Avez-vous vu ma tante Rodier, en passant à Montpellier? Il y a un temps infini que je n’ai reçu de ses nouvelles. Je crains qu’elle ne soit malade. Clément ne m’écrit pas non plus. Je crois que c’est mauvais signe pour ce pauvre garçon: il m’avait fait dans sa dernière lettre des promesses, qu’il n’a peut-être pas exécutées. Il est vraiment à plaindre.

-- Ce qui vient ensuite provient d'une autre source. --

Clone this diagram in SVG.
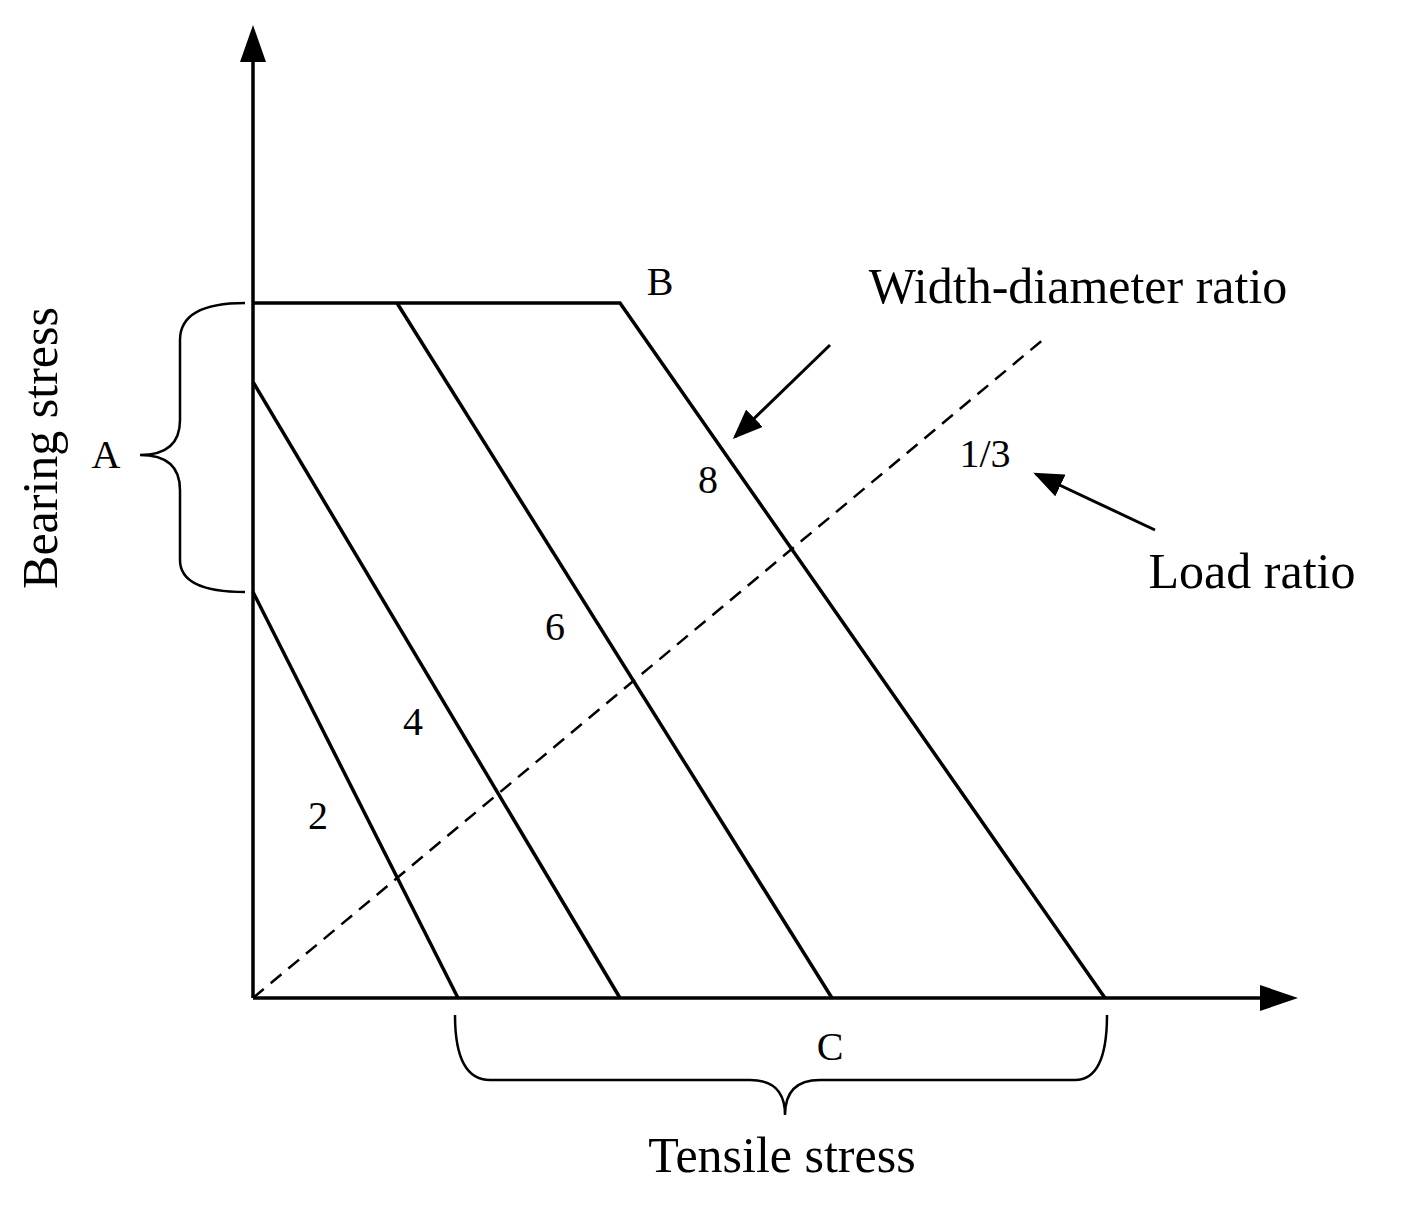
<svg xmlns="http://www.w3.org/2000/svg" width="1404" height="1208" viewBox="0 0 1404 1208">
<style>
.l{stroke:#000;stroke-width:3.5;fill:none}
.t{font-family:"Liberation Serif",serif;fill:#000;text-anchor:middle}
.s{font-size:40px}.b{font-size:50px}
</style>
<defs><marker id="ah" markerWidth="10" markerHeight="8" refX="9" refY="4" orient="auto" markerUnits="strokeWidth"><path d="M0,0L10,4L0,8z" fill="#000"/></marker></defs>
<rect width="1404" height="1208" fill="#fff"/>
<g id="axes">
<line class="l" x1="253" y1="998" x2="253" y2="60"/><path d="M253,25L240,62L266,62z"/>
<line class="l" x1="253" y1="998" x2="1262" y2="998"/><path d="M1298,998L1260,985L1260,1011z"/>
</g>
<g id="lines">
<line class="l" x1="253" y1="592" x2="458" y2="998"/>
<line class="l" x1="253" y1="382" x2="620" y2="998"/>
<line class="l" x1="397" y1="303" x2="832" y2="998"/>
<polyline class="l" points="253,303 620,303 1105,998"/>
<line class="l" x1="253" y1="998" x2="1045" y2="338" stroke-dasharray="14,9" style="stroke-width:2.5"/>
</g>
<g id="braces" class="l" style="stroke-width:2.5">
<path d="M245,303Q180,303 180,340L180,420Q180,455 140,455Q180,455 180,490L180,560Q180,592 245,592"/>
<path d="M455,1015Q455,1080 490,1080L750,1080Q785,1080 785,1115Q785,1080 820,1080L1075,1080Q1107,1080 1107,1015"/>
</g>
<g id="arrows" class="l" style="stroke-width:3">
<line x1="830" y1="345" x2="735" y2="437" marker-end="url(#ah)"/>
<line x1="1155" y1="530" x2="1036" y2="474" marker-end="url(#ah)"/>
</g>
<g id="labels">
<text class="t s" x="660" y="295">B</text>
<text class="t b" x="1078" y="303">Width-diameter ratio</text>
<text class="t s" x="708" y="493">8</text>
<text class="t s" x="985" y="467">1/3</text>
<text class="t b" x="1252" y="588">Load ratio</text>
<text class="t s" x="555" y="640">6</text>
<text class="t s" x="413" y="735">4</text>
<text class="t s" x="318" y="829">2</text>
<text class="t s" x="106" y="468">A</text>
<text class="t s" x="830" y="1060">C</text>
<text class="t b" x="782" y="1172">Tensile stress</text>
<text class="t b" transform="translate(57,448) rotate(-90)">Bearing stress</text>
</g>
</svg>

Aurez-vous M. Vernière pendant ces vacances? Il me semble qu’il n’y a aucune raison pour qu’il ne vienne pas. J’en vois même pour qu’il vienne. L’abbé Gabriel se propose, à ce qu’il paraît, de rédiger ses mémoires sur l’Italie. Il a promis de les communiquer, quand ils seront faits. Il vend, je le crains bien, la peau de l’ours encore vivant. Il a une demi-douzaine d’ouvrages sur le chantier. Je ne le crois pas assez maître de lui-même pour en terminer un seul. La prédication est ce qui lui convient le mieux, parce que, quand on est en chaire et qu’on a commencé un sermon, il faut bien qu’on le finisse. Vous pouvez lui dire que ses amis de Rome sont fâchés contre lui. Le P. Ventura m’a parlé d’une manière assez sèche de son silence à son égard et envers une famille italienne, qu’il lui avait fait connaître et dont il avait été parfaitement reçu. Il est assez extraordinaire, en effet, que depuis deux mois et demi il n’ait pas pris la peine d’écrire deux mots à un homme qui a été si bon pour lui et à qui il avait fait de si belles protestations.

Adieu, ma chère petite mère. Je vous embrasse avec la plus grande tendresse.

Emmanuel.
Notes et post-scriptum
1. Voir *Notes et Documents*, t. Ier, p. 423.2. L'abbé Martin, d'Agde, auteur d'une *Vie de saint Jean Chrysostome* assez appréciée. L'abbé Rouët lui a consacré en 1869, à Montpellier un fort volume. Né à Agde en 1800, il mourut à Montpellier curé de Saint-Denys, le 7 mai 1868.
3. Le texte porte: "et je crois qu'il s'occupe à de pareilles choses."